Es triste constatar la facilidad con la que caemos en la tentación de la indiferencia, la impasibilidad o la apatía ante los grandes problemas que acucian y aquejan a la comunidad de personas que llamamos humanidad.
Indiferencia que no es inocua ni imparcial ni ajena a lo que ocurre. Ningún ser humano puede en conciencia lavarse las manos cuando millones de personas viven condenadas a una existencia precaria y difícilmente soportable. Nuestra indiferencia es una causa más del mal, de la injusticia, de la inequidad, de la pobreza en el mundo. Porque no solo no auxilia a los que sufren, no solo los condena al olvido, sino que contribuye a perpetuar la situación de extrema pobreza, de vulnerabilidad, de marginación; los condena a seguir siendo víctimas del hambre, de la miseria, de la muerte.
¡Qué triste que las personas no nos sepamos hermanas o, si lo sabemos, no nos comportemos como tales! ¿No es Dios el Padre de toda criatura? ¿No quiere, como Padre que es, que todos y cada uno de sus hijos e hijas seamos felices? ¿Y cómo vamos a serlo cuando tantos hermanos y hermanas nuestros padecen necesidad extrema, mientras otros siguen acumulando o dilapidando tantos bienes?
La pobreza no es fruto del azar o del destino, sino de la irracionalidad y el egoísmo de quienes, poseyendo en abundancia bienes y medios para producirlos, no son capaces de compartir su capacidad y su riqueza con quien carece de ellas. Y de esta responsabilidad no estamos nadie exentos. Somos corresponsables; en diferente medida, pero corresponsables.
Porque una sociedad que no esté atenta a todos los que sufren, atención que implica mirada limpia y cuidados entrañables, no puede llamarse comunidad; todo lo más un club de individualidades.
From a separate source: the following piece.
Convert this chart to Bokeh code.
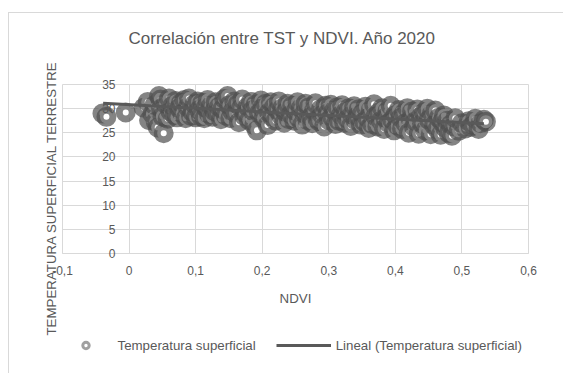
import numpy as np
from bokeh.plotting import figure
from bokeh.layouts import column
from bokeh.models import (FixedTicker, CustomJSTickFormatter, Legend, LegendItem, Range1d, Title, Label)
from bokeh.embed import file_html
from bokeh.resources import INLINE

title_text = "Correlación entre TST y NDVI. Año 2020"
x_title = "NDVI"
y_title = "TEMPERATURA SUPERFICIAL TERRESTRE"
series_name = "Temperatura superficial"
trend_name = "Lineal (Temperatura superficial)"

x_ticks = [-0.1, 0.0, 0.1, 0.2, 0.3, 0.4, 0.5, 0.6]
x_tick_labels = ["-0,1", "0", "0,1", "0,2", "0,3", "0,4", "0,5", "0,6"]
y_ticks = [0, 5, 10, 15, 20, 25, 30, 35]

ndvi = [
    -0.040, -0.034, -0.005,
    0.022, 0.028, 0.030, 0.035, 0.038, 0.040, 0.043, 0.045, 0.047, 0.048, 0.050, 0.052, 0.055, 0.058, 0.060, 0.062, 0.065, 0.068, 0.070, 0.072,
    0.075, 0.078, 0.080, 0.083, 0.085, 0.088, 0.090, 0.093, 0.095, 0.098, 0.100, 0.103, 0.105, 0.108, 0.110, 0.113, 0.115, 0.118, 0.120, 0.123, 0.125, 0.128, 0.130, 0.133, 0.135, 0.138, 0.140, 0.143, 0.145, 0.148, 0.150, 0.152,
    0.155, 0.158, 0.160, 0.163, 0.165, 0.168, 0.170, 0.173, 0.175, 0.178, 0.180, 0.183, 0.185, 0.188, 0.190, 0.192, 0.195, 0.198, 0.200, 0.202, 0.205, 0.208, 0.210, 0.213, 0.215, 0.218, 0.220, 0.223, 0.225, 0.228, 0.230, 0.233, 0.235, 0.238, 0.240, 0.243, 0.245, 0.248, 0.250,
    0.253, 0.255, 0.258, 0.260, 0.263, 0.265, 0.268, 0.270, 0.273, 0.275, 0.278, 0.280, 0.283, 0.285, 0.288, 0.290, 0.293, 0.295, 0.298, 0.300, 0.303, 0.305, 0.308, 0.310, 0.313, 0.315, 0.318, 0.320, 0.323, 0.325, 0.328, 0.330, 0.333, 0.335, 0.338, 0.340, 0.343, 0.345, 0.348,
    0.350, 0.353, 0.355, 0.358, 0.360, 0.363, 0.365, 0.368, 0.370, 0.373, 0.375, 0.378, 0.380, 0.383, 0.385, 0.388, 0.390, 0.393, 0.395, 0.398, 0.400, 0.403, 0.405, 0.408, 0.410, 0.413, 0.415, 0.418, 0.420, 0.423, 0.425, 0.428, 0.430, 0.433, 0.435, 0.438, 0.440, 0.443, 0.445, 0.448,
    0.450, 0.453, 0.455, 0.458, 0.460, 0.463, 0.465, 0.468, 0.470, 0.473, 0.475, 0.478, 0.480, 0.483, 0.485, 0.488, 0.490, 0.495, 0.500, 0.505, 0.510, 0.513, 0.517, 0.520, 0.525, 0.528, 0.533, 0.536,
]
tst = [
    29.0, 28.3, 29.2,
    30.2, 31.4, 27.6, 28.9, 30.7, 27.3, 26.1, 32.6, 31.9, 30.0, 28.4, 24.9, 31.0, 27.9, 32.1, 29.4, 30.6, 28.7, 31.6, 28.2,
    30.1, 31.2, 29.0, 31.8, 28.0, 30.3, 32.1, 28.5, 29.3, 30.9, 28.2, 31.5, 29.7, 28.4, 31.2, 28.0, 30.2, 31.8, 28.9, 30.6, 28.3, 29.5, 31.3, 29.1, 30.4, 27.8, 29.9, 32.0, 28.6, 32.6, 30.7, 28.0,
    29.4, 31.5, 29.0, 30.9, 27.2, 30.1, 31.9, 28.5, 29.0, 30.4, 27.6, 31.4, 29.6, 26.6, 30.8, 25.5, 29.1, 31.7, 30.1, 28.0, 31.0, 26.6, 29.2, 31.3, 28.3, 30.4, 27.5, 29.7, 31.5, 28.6, 30.1, 27.1, 29.3, 31.0, 27.8, 28.8, 30.6, 27.5, 29.5,
    31.3, 28.0, 30.1, 26.7, 29.0, 31.0, 27.6, 30.3, 28.3, 27.0, 29.6, 31.1, 27.8, 27.4, 29.9, 28.7, 26.3, 30.6, 29.0, 27.6, 30.8, 28.2, 29.6, 26.8, 30.3, 27.5, 28.7, 30.7, 27.1, 29.3, 27.9, 30.1, 26.4, 28.8, 30.5, 27.6, 28.4, 29.9, 26.7,
    29.0, 27.3, 30.4, 28.0, 26.0, 29.7, 26.8, 30.9, 28.4, 26.3, 29.2, 27.5, 30.1, 25.8, 28.1, 29.5, 27.0, 30.6, 27.7, 25.5, 28.7, 26.5, 29.7, 28.1, 25.8, 29.1, 27.0, 30.1, 25.0, 27.8, 29.4, 26.2, 27.4, 29.8, 24.8, 28.3, 26.9, 29.2, 25.5, 30.0,
    27.7, 24.7, 29.0, 26.6, 29.6, 25.7, 28.1, 24.6, 27.2, 28.6, 26.0, 27.5, 24.9, 26.7, 24.4, 26.3, 28.0, 25.4, 27.0, 25.9, 27.4, 26.2, 26.6, 27.9, 25.8, 27.0, 27.7, 27.3,
]

# linear trend (Excel "Lineal" trendline)
trend_x = [-0.039, 0.533]
trend_y = [31.1, 26.85]

GRAY_TXT = "#595959"
GRID = "#d9d9d9"
FONT = "Liberation Sans"

# ---- title strip ----
tf = figure(width=554, height=50, output_backend="svg", toolbar_location=None,
            x_range=Range1d(-0.1, 0.6), y_range=Range1d(0, 50), x_axis_type=None, y_axis_type=None,
            min_border=0, min_border_left=0, min_border_right=0, min_border_top=0, min_border_bottom=0)
tf.outline_line_color = None
tf.grid.visible = False
tf.add_layout(Label(x=0.2305, y=25, text=title_text, text_align="center", text_baseline="middle",
                    text_font=FONT, text_font_size="17px", text_color=GRAY_TXT))

# ---- main chart ----
p = figure(width=554, height=273, output_backend="svg", toolbar_location=None,
           x_range=Range1d(-0.1, 0.6), y_range=Range1d(0, 35),
           min_border_left=53, min_border_right=35, min_border_top=21, min_border_bottom=83)
p.outline_line_color = GRID
p.background_fill_color = "white"
p.border_fill_color = "white"

p.xaxis.ticker = FixedTicker(ticks=x_ticks)
p.xaxis.formatter = CustomJSTickFormatter(args=dict(xt=x_ticks, xl=x_tick_labels), code="""
const i = xt.findIndex(t => Math.abs(t - tick) < 1e-9);
return i >= 0 ? xl[i] : String(tick);
""")
p.yaxis.ticker = FixedTicker(ticks=y_ticks)
for ax in (p.xaxis, p.yaxis):
    ax.axis_line_color = GRID
    ax.major_tick_out = 0
    ax.major_tick_in = 0
    ax.minor_tick_out = 0
    ax.minor_tick_in = 0
    ax.major_label_text_font = FONT
    ax.major_label_text_font_size = "12px"
    ax.major_label_text_color = GRAY_TXT
p.yaxis.axis_line_color = None
p.xaxis.major_label_standoff = 12
# y labels sit next to the x = 0 line, as in the original
p.yaxis.major_label_standoff = -78
p.xaxis.axis_label = x_title
p.xaxis.axis_label_text_font = FONT
p.xaxis.axis_label_text_font_size = "13.3px"
p.xaxis.axis_label_text_font_style = "normal"
p.xaxis.axis_label_text_color = GRAY_TXT
p.xaxis.axis_label_standoff = 13

p.xgrid.ticker = FixedTicker(ticks=x_ticks)
p.ygrid.ticker = FixedTicker(ticks=y_ticks)
p.grid.grid_line_color = GRID
p.grid.grid_line_width = 1

ytitle = Title(text=y_title, align="left", offset=-82, standoff=8, text_font=FONT,
               text_font_size="13.3px", text_font_style="normal", text_color=GRAY_TXT)
p.left = [ytitle] + list(p.left)

p.scatter(ndvi, tst, size=13, line_width=7, line_color="#505050", line_alpha=0.7,
          fill_color="white", fill_alpha=1.0)
p.line(trend_x, trend_y, line_color=GRAY_TXT, line_width=3)

# ---- legend strip ----
lf = figure(width=554, height=37, output_backend="svg", toolbar_location=None,
            x_range=Range1d(0, 1), y_range=Range1d(0, 1), x_axis_type=None, y_axis_type=None,
            min_border=0, min_border_left=0, min_border_right=0, min_border_top=0, min_border_bottom=0)
lf.outline_line_color = None
lf.grid.visible = False
# legend swatches (their points fall outside this strip's range, so only the legend shows them)
leg_s = lf.scatter(ndvi[:1], tst[:1], size=8, line_width=3, line_color="#a0a0a0", fill_color="white")
leg_l = lf.line(trend_x, trend_y, line_color=GRAY_TXT, line_width=3)
legend = Legend(items=[LegendItem(label=series_name, renderers=[leg_s]),
                       LegendItem(label=trend_name, renderers=[leg_l])],
                orientation="horizontal", location=(-4.5, 20),
                glyph_width=55, glyph_height=16, label_height=16, label_standoff=5,
                spacing=20, padding=0, margin=0, border_line_color=None,
                background_fill_alpha=0, label_text_font=FONT,
                label_text_font_size="13.3px", label_text_color=GRAY_TXT)
lf.add_layout(legend, "center")

page = column(tf, p, lf, spacing=0,
              styles={"margin-left": "8px", "margin-top": "12px",
                      "border-top": "1px solid #d9d9d9", "border-left": "1px solid #d9d9d9"})

open("out.html", "w").write(file_html(page, INLINE))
Una comunidad que no contempla como fin principal sino el beneficio económico, sin tener en cuenta el destino universal de los bienes, no es una comunidad sino un haz de intereses particulares.
Somos expertos en estadísticas, y es provechoso hacerlas, si se hacen con honestidad. Pero como dice el Papa Francisco “a los pobres se les abraza, no se les cuenta”. Y el mejor de los abrazos es ponernos de acuerdo en acabar con las causas que generan la pobreza y en crear condiciones que propicien una vida digna para todos.
Según datos de Naciones Unidas, “el hambre podría alcanzar a más de mil millones de personas en los próximos años.” Pero ahora mismo hay millones que están padeciendo hambre, sed, falta de asistencia médica, de escolarización, de vivienda, de trabajo digno… Como afirma el Papa Francisco: “Los pobres no pueden esperar. Su calamitosa situación no lo permite.”
Manos Unidas viene a mover y remover nuestras conciencias, a lavar nuestros ojos para ver con lucidez la realidad tan desigual que nos rodea; a sacudir de nuestras almas la indolencia con la que nos va impregnando la costumbre, y a poner nuestros corazones en marcha, de cara a la tarea de hacer del mundo esa casa común, esa familia, con la que Dios soñó y en la que a nadie falte salud, patria, trabajo, pan, vivienda, educación completa, igualdad de oportunidades; en definitiva, la garantía de esa vida digna que todo ser humano, por el hecho de serlo, se merece.
En medio de los rigores del invierno, y el no menor rigor de la pandemia, Manos Unidas viene a sensibilizarnos y a informarnos, a apoyar proyectos de desarrollo cuyo objetivo es “lograr condiciones de vida dignas para todos las personas, sin distinción de raza, sexo o religión”. Proyectos, en los que “es imprescindible la participación de los grupos de personas destinatarias, para que sean ellas las que construyan su propio futuro.”
¿Nos desentenderemos del problema? ¿Nos hemos acostumbrado tanto a las desgracias que nos parecen inevitables compañeras habituales?
La escucha veraz de la Palabra de Dios, la oración sincera y solidaria, el discernimiento sereno del Espíritu nos recuperaría para la causa del amor más real, de la fraternidad concreta, de la paz y la justicia inexcusables.
El Jesús que se sembró Palabra viva, que pasó derramándose en bondades, que se hizo Pan de todos, Pan de Vida, y se dejó comer, beber hasta la última gota de su sangre, es el mismo que dijo: “cuanto hicisteis a uno de estos, mis humildes hermanos, a mí me lo hicisteis… Y cuanto dejasteis de hacer a uno de estos más pequeños a mí me lo dejasteis de hacer.”. (Mt 25,31-46).
¿No es responsablemente hermoso saber que cada uno de nosotros tiene ocasión de adelantar el día, en que en torno a una mesa podamos alzar juntos nuestras Manos Unidas, brindando por la paz y la justicia con un cántico unánime?